É a dramaturgia, no entanto, que apresenta de forma mais significativa a visão de mundo de Carlos Carvalho. Escreveu Boneca Teresa, em 1975; PT saudações, em 1976; Pequena história do homem, em 1978; O pulo do gato, em 1979. Seguem-se a essas peças História da cobra grande em 1980; Esta é a sua vida em 1981; Doce vampiro, Que passa, Che? e Berço esplêndido, todas em 1982; Escravos de Jô em 1983; Champagne para Mãe Tuda em 1984.
De acordo com Luiz Paulo Vasconcelos, a narrativa dramática, em Carlos Carvalho, “é o resultado de um longo aprendizado”. Entre Boneca Teresa, encenada em 1975, e O pulo do gato, em 1985, “foram dez anos de experimentação com os elementos que constituem a química básica do teatro: a situação dramática e a caracterização dos personagens”.
Aberto a inovações, segundo ainda o crítico referido, Carlos Carvalho deixou-se influenciar pelo realismo, uma constante do teatro do século XX; pelo absurdo beckettiano, que “desorienta as certezas da realidade aparente, dando forma concreta e, evidentemente, simbólica, a conceitos abstratos”.
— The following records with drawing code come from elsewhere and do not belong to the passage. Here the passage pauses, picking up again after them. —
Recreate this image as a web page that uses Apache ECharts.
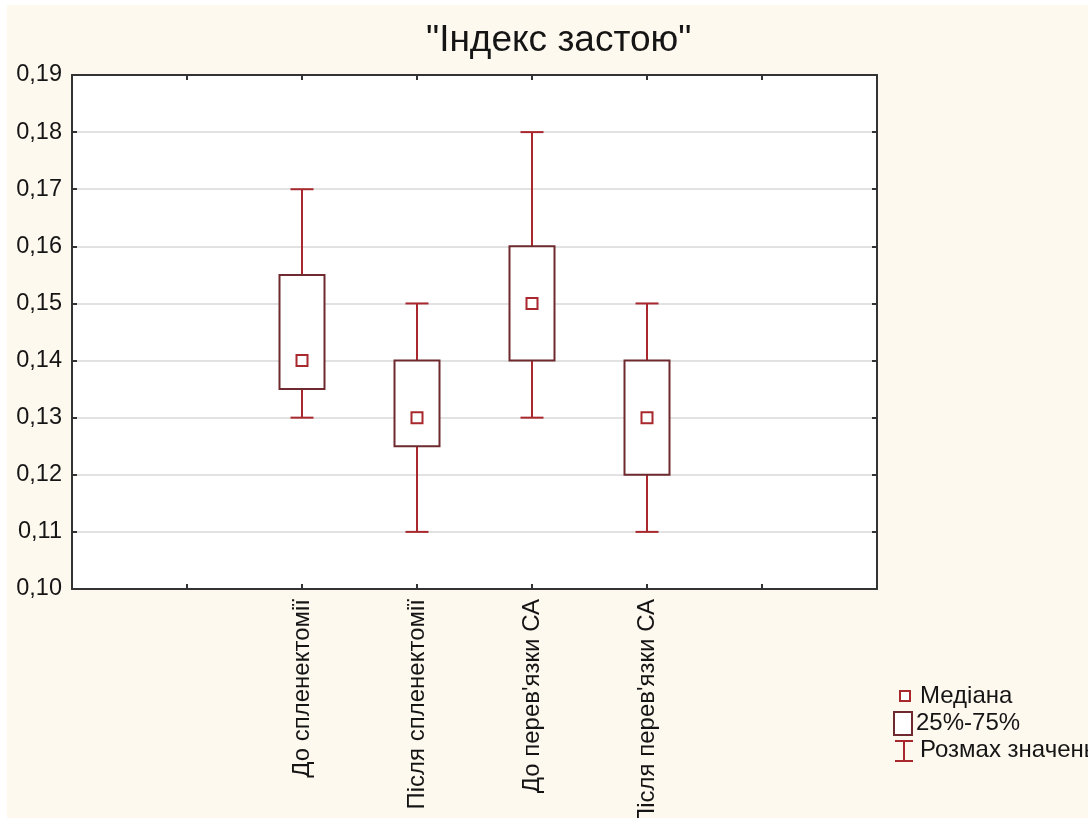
<!DOCTYPE html>
<html>
<head>
<meta charset="utf-8">
<script src="https://cdn.jsdelivr.net/npm/echarts@6/dist/echarts.min.js"></script>
<style>
  html, body { margin: 0; padding: 0; background: #ffffff; }
  #bg { position: absolute; left: 7px; top: 5px; width: 1081px; height: 813px; background: #fef9ef; }
  #main { position: absolute; left: 0; top: 0; width: 1088px; height: 818px; }
</style>
</head>
<body>
<div id="bg"></div>
<div id="main"></div>
<script>
// дані
var groups = ['До спленектомії', 'Після спленектомії', "До перев'язки СА", "Після перев'язки СА"];
var minVals = [0.13, 0.11, 0.13, 0.11];
var q1Vals  = [0.135, 0.125, 0.14, 0.12];
var medVals = [0.14, 0.13, 0.15, 0.13];
var q3Vals  = [0.155, 0.14, 0.16, 0.14];
var maxVals = [0.17, 0.15, 0.18, 0.15];
var yMin = 0.10, yMax = 0.19, yStep = 0.01;

// категорії осі: два порожні слоти з кожного боку
var axisCats = ['', ''].concat(groups, [' ', '  ']);

var whiskerColor = '#a8282e';
var boxColor = '#6e2a2e';
var textColor = '#151515';
var font = 'Liberation Sans, Arial, sans-serif';

var chart = echarts.init(document.getElementById('main'));

var data = groups.map(function (g, i) {
    return [i + 2, minVals[i], q1Vals[i], medVals[i], q3Vals[i], maxVals[i]];
});

function renderBox(params, api) {
    var x = api.value(0);
    var lo = api.coord([x, api.value(1)]);
    var q1 = api.coord([x, api.value(2)]);
    var md = api.coord([x, api.value(3)]);
    var q3 = api.coord([x, api.value(4)]);
    var hi = api.coord([x, api.value(5)]);
    var cx = Math.round(lo[0]);
    var boxW = 45, capW = 23, mk = 11;
    var wStyle = { stroke: whiskerColor, lineWidth: 2 };
    return {
        type: 'group',
        children: [
            { type: 'line', shape: { x1: cx, y1: hi[1], x2: cx, y2: q3[1] }, style: wStyle },
            { type: 'line', shape: { x1: cx, y1: q1[1], x2: cx, y2: lo[1] }, style: wStyle },
            { type: 'line', shape: { x1: cx - capW / 2, y1: hi[1], x2: cx + capW / 2, y2: hi[1] }, style: wStyle },
            { type: 'line', shape: { x1: cx - capW / 2, y1: lo[1], x2: cx + capW / 2, y2: lo[1] }, style: wStyle },
            { type: 'rect', shape: { x: cx - boxW / 2, y: q3[1], width: boxW, height: q1[1] - q3[1] },
              style: { fill: '#ffffff', stroke: boxColor, lineWidth: 2 } },
            { type: 'rect', shape: { x: cx - mk / 2, y: md[1] - mk / 2, width: mk, height: mk },
              style: { fill: '#ffffff', stroke: whiskerColor, lineWidth: 2 } }
        ]
    };
}

var tickStyle = { show: true, inside: true, length: 5, lineStyle: { color: '#333', width: 2 } };
var lineStyle = { show: true, lineStyle: { color: '#333', width: 2 } };

var option = {
    backgroundColor: 'transparent',
    animation: false,
    title: {
        text: '"Індекс застою"',
        left: 421,
        top: 17,
        textStyle: { fontFamily: font, fontSize: 37, fontWeight: 'normal', color: textColor }
    },
    grid: {
        left: 72, top: 75, right: 211, bottom: 229,
        outerBoundsMode: 'none',
        containLabel: false,
        show: true, backgroundColor: '#ffffff', borderWidth: 0
    },
    xAxis: [{
        type: 'category',
        data: axisCats,
        boundaryGap: false,
        position: 'bottom',
        axisLine: lineStyle,
        axisTick: Object.assign({ interval: 0 }, tickStyle),
        axisLabel: {
            interval: 0, rotate: 90, margin: 10,
            fontFamily: font, fontSize: 24, color: textColor
        },
        splitLine: { show: false }
    }, {
        type: 'category',
        data: axisCats,
        boundaryGap: false,
        position: 'top',
        axisLine: lineStyle,
        axisTick: Object.assign({ interval: 0 }, tickStyle),
        axisLabel: { show: false },
        splitLine: { show: false }
    }],
    yAxis: [{
        type: 'value',
        min: yMin, max: yMax, interval: yStep,
        position: 'left',
        axisLine: lineStyle,
        axisTick: tickStyle,
        axisLabel: {
            margin: 10, fontFamily: font, fontSize: 23.5, color: textColor,
            formatter: function (v) { return v.toFixed(2).replace('.', ','); }
        },
        splitLine: { show: true, lineStyle: { color: '#d9d9d9', width: 1.5 } }
    }, {
        type: 'value',
        min: yMin, max: yMax, interval: yStep,
        position: 'right',
        axisLine: lineStyle,
        axisTick: tickStyle,
        axisLabel: { show: false },
        splitLine: { show: false }
    }],
    series: [{
        type: 'custom',
        xAxisIndex: 0,
        yAxisIndex: 0,
        renderItem: renderBox,
        encode: { x: 0, y: [1, 2, 3, 4, 5] },
        data: data,
        z: 10
    }],
    graphic: [
        // легенда
        { type: 'rect', shape: { x: 900, y: 691, width: 10, height: 10 },
          style: { fill: '#ffffff', stroke: whiskerColor, lineWidth: 2 } },
        { type: 'text', x: 920, y: 696, style: { text: 'Медіана', font: '24px ' + font, fill: textColor, verticalAlign: 'middle' } },
        { type: 'rect', shape: { x: 894, y: 712, width: 18, height: 23 },
          style: { fill: '#ffffff', stroke: boxColor, lineWidth: 2 } },
        { type: 'text', x: 916, y: 723, style: { text: '25%-75%', font: '24px ' + font, fill: textColor, verticalAlign: 'middle' } },
        { type: 'line', shape: { x1: 904, y1: 741, x2: 904, y2: 761 }, style: { stroke: whiskerColor, lineWidth: 2 } },
        { type: 'line', shape: { x1: 895, y1: 741, x2: 913, y2: 741 }, style: { stroke: whiskerColor, lineWidth: 2 } },
        { type: 'line', shape: { x1: 895, y1: 761, x2: 913, y2: 761 }, style: { stroke: whiskerColor, lineWidth: 2 } },
        { type: 'text', x: 920, y: 750, style: { text: 'Розмах значень', font: '24px ' + font, fill: textColor, verticalAlign: 'middle' } }
    ]
};

chart.setOption(option);
</script>
</body>
</html>
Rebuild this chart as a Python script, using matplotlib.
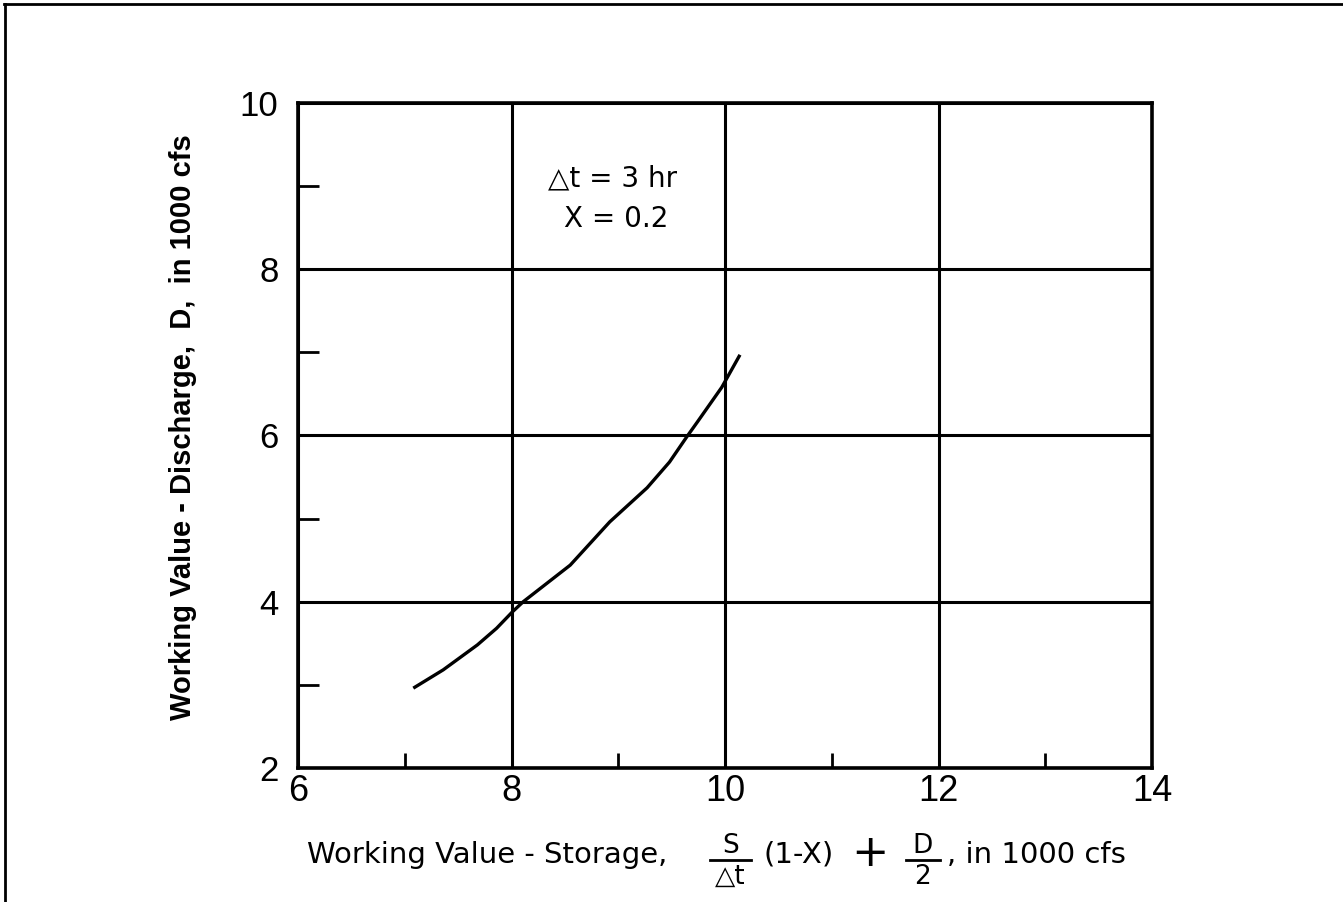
import matplotlib
matplotlib.use('Agg')
import matplotlib.pyplot as plt
from matplotlib.lines import Line2D
from matplotlib.ticker import MultipleLocator

# working-value curve (1000 cfs)
storage = [7.08, 7.36, 7.68, 7.86, 8.01, 8.11, 8.55, 8.92, 9.27, 9.48, 9.64, 9.74, 9.97, 10.14]
discharge = [2.96, 3.18, 3.48, 3.68, 3.88, 4.00, 4.44, 4.96, 5.37, 5.68, 5.98, 6.16, 6.58, 6.97]

x_ticks = [6, 8, 10, 12, 14]
y_ticks = [2, 4, 6, 8, 10]

note_lines = ['\u25b3t = 3 hr', 'X = 0.2']

sans = ['Liberation Sans', 'DejaVu Sans']
wide = ['DejaVu Sans']

fig = plt.figure(figsize=(13.43, 9.02), dpi=100)
ax = fig.add_axes([0.2219, 0.1486, 0.6359, 0.7373])

ax.plot(storage, discharge, color='black', linewidth=2.4, solid_capstyle='butt')

ax.set_xlim(6, 14)
ax.set_ylim(2, 10)
ax.set_xticks(x_ticks)
ax.set_yticks(y_ticks)
ax.xaxis.set_minor_locator(MultipleLocator(1))
ax.yaxis.set_minor_locator(MultipleLocator(1))
ax.grid(True, which='major', color='black', linewidth=2.2)
ax.set_axisbelow(False)

for s in ax.spines.values():
    s.set_linewidth(2.6)

ax.tick_params(which='major', length=0)
ax.tick_params(axis='x', which='major', pad=4)
ax.tick_params(axis='y', which='major', pad=14)
ax.tick_params(which='minor', direction='in', width=2, color='black')
ax.tick_params(axis='x', which='minor', length=11)
ax.tick_params(axis='y', which='minor', length=15)

for lab in ax.get_xticklabels():
    lab.set_family(sans)
    lab.set_fontsize(26)
for lab in ax.get_yticklabels():
    lab.set_family(sans)
    lab.set_fontsize(25)

ax.set_ylabel('Working Value - Discharge,  D,  in 1000 cfs', family=sans,
              fontsize=21, fontweight='bold')
ax.yaxis.set_label_coords(-0.118, 0.513)

# note in the upper left cell
ax.text(8.95, 9.09, note_lines[0], family=wide, fontsize=20, ha='center', va='center')
ax.text(8.98, 8.60, note_lines[1], family=wide, fontsize=20, ha='center', va='center')

# x label with fractions, placed in figure pixels
W, H = 1343.0, 902.0
def fx(px):
    return px / W
def fy(py):
    return 1 - py / H

lab_kw = dict(family=wide, fontsize=21, va='center')
frac_kw = dict(family=wide, fontsize=19, va='center', ha='center')
ymid = 855
fig.text(fx(307), fy(ymid), 'Working Value - Storage,', ha='left', **lab_kw)
fig.text(fx(731), fy(846), 'S', **frac_kw)
fig.add_artist(Line2D([fx(710), fx(751)], [fy(860), fy(860)], color='black', linewidth=2,
                      transform=fig.transFigure))
fig.text(fx(730), fy(877), '\u25b3t', **frac_kw)
fig.text(fx(764), fy(ymid), '(1-X)', ha='left', **lab_kw)
fig.text(fx(870), fy(ymid - 1), '+', ha='center', family=wide, fontsize=32, va='center')
fig.text(fx(922), fy(846), 'D', **frac_kw)
fig.add_artist(Line2D([fx(906), fx(940)], [fy(860), fy(860)], color='black', linewidth=2,
                      transform=fig.transFigure))
fig.text(fx(922), fy(877), '2', **frac_kw)
fig.text(fx(947), fy(ymid), ', in 1000 cfs', ha='left', **lab_kw)

# frame lines on the top and left edge of the figure
fig.add_artist(Line2D([fx(4), 1], [fy(4), fy(4)], color='black', linewidth=2,
                      transform=fig.transFigure))
fig.add_artist(Line2D([fx(5), fx(5)], [0, fy(4)], color='black', linewidth=2,
                      transform=fig.transFigure))

fig.savefig('out.png', dpi=100)
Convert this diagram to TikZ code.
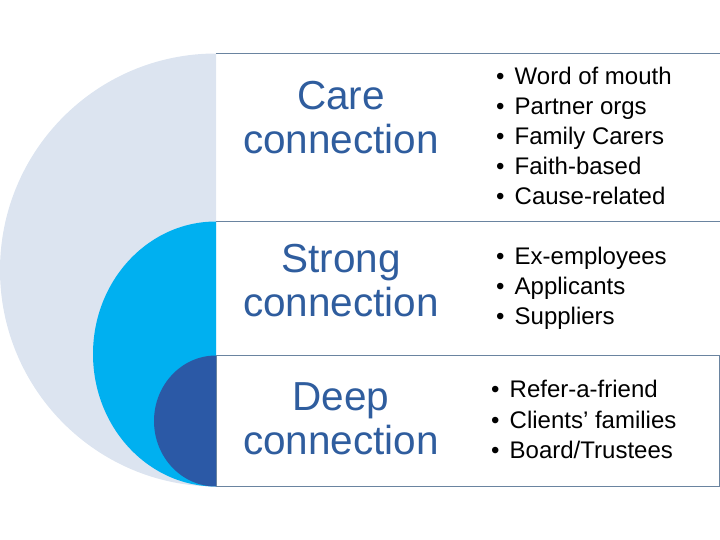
\documentclass[tikz,border=0pt]{standalone}
\usepackage{fontspec}
\setmainfont{Liberation Sans}
\usepackage{tikz}

\definecolor{carefill}{HTML}{DCE4F0}
\definecolor{strongfill}{HTML}{00B0F0}
\definecolor{deepfill}{HTML}{2B59A6}
\definecolor{headblue}{HTML}{2F5D9E}
\definecolor{rulecol}{HTML}{6A84A0}

\newcommand\itembullet{\makebox[18.5pt][l]{\textbullet}}

\begin{document}
\begin{tikzpicture}[x=1pt, y=-1pt,
                    rowbox/.style={minimum width=504pt, inner sep=0, outer sep=0},
                    rule/.style={draw=rulecol, line width=1pt},
                    heading/.style={align=center, inner sep=0, text=headblue,
                                    font=\fontsize{40.5}{44}\selectfont},
                    item/.style={anchor=base west, inner sep=0,
                                 font=\fontsize{24}{30}\selectfont}]
                \useasboundingbox (0,0) rectangle (720,540);

                % nested half discs
                \begin{scope}
                    \clip (0,0) rectangle (216,540);
                    \fill [carefill] (216,270) ellipse [x radius=216, y radius=216.5];
                    \fill [strongfill] (216,354) ellipse [x radius=123, y radius=132.5];
                    \fill [deepfill] (216,421) ellipse [x radius=62, y radius=65.5];
                \end{scope}

                % rows
                \node [rowbox, minimum height=168pt] (carebox) at (468,137.5) {};
                \node [rowbox, minimum height=134pt] (strongbox) at (468,288.5) {};
                \node [rowbox, minimum height=131pt, minimum width=503pt] (deepbox) at (467.5,421) {};
                \draw [rule] (carebox.north west) -- (carebox.north east);
                \draw [rule] (carebox.south west) -- (carebox.south east);
                \draw [rule] (deepbox.north west) rectangle (deepbox.south east);

                \node [heading] (care) at (341,117.5) {Care\\connection};
                \node [heading] (strong) at (341,281) {Strong\\connection};
                \node [heading] (deep) at (341,419) {Deep\\connection};

                \foreach \txt [count=\i from 0] in {Word of mouth, Partner orgs,
                        Family Carers, Faith-based, Cause-related}
                    \node [item] (care-\i) at (496,{85+30*\i}) {\itembullet\txt};
                \foreach \txt [count=\i from 0] in {Ex-employees, Applicants, Suppliers}
                    \node [item] (strong-\i) at (496,{264+30*\i}) {\itembullet\txt};
                \foreach \txt [count=\i from 0] in {Refer-a-friend, Clients’ families,
                        Board/Trustees}
                    \node [item] (deep-\i) at (491,{397.5+30.5*\i}) {\itembullet\txt};
            \end{tikzpicture}
\end{document}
Talvez, da sua condição de ficcionista, venha a preocupação de Carlos Carvalho com a linguagem. Assim como a condição dramática aproxima o teatro e a narrativa literária, a palavra vai ser o instrumento primordial para caracterizar as circunstâncias comoventes de suas peças. Conforme Luiz Paulo Vasconcelos, “no drama, soube ele como poucos construir atmosferas, solucionar crises, definir situações, ilustrar emoções e sentimentos, com aquela economia própria de quem domina o meio, de quem sabe que, no teatro, a palavra, para existir, tem que sair em forma de som da boca do ator”.
A obra de Carlos Carvalho, que o Instituto Estadual do Livro publica, talvez seja a representação mais cabal de uma arte que associa uma forma de ver o mundo e uma pragmática poética. E essa circunstância é exemplarmente definida pela sensibilidade de Luiz Paulo Vasconcelos, enfatizando que “Carlos Carvalho procurou fazer no teatro (e na literatura, acrescente-se) uma extensão, digamos assim, de tudo aquilo que fez na vida: política como meta, poesia como forma, solidão como essência e humor como solução”.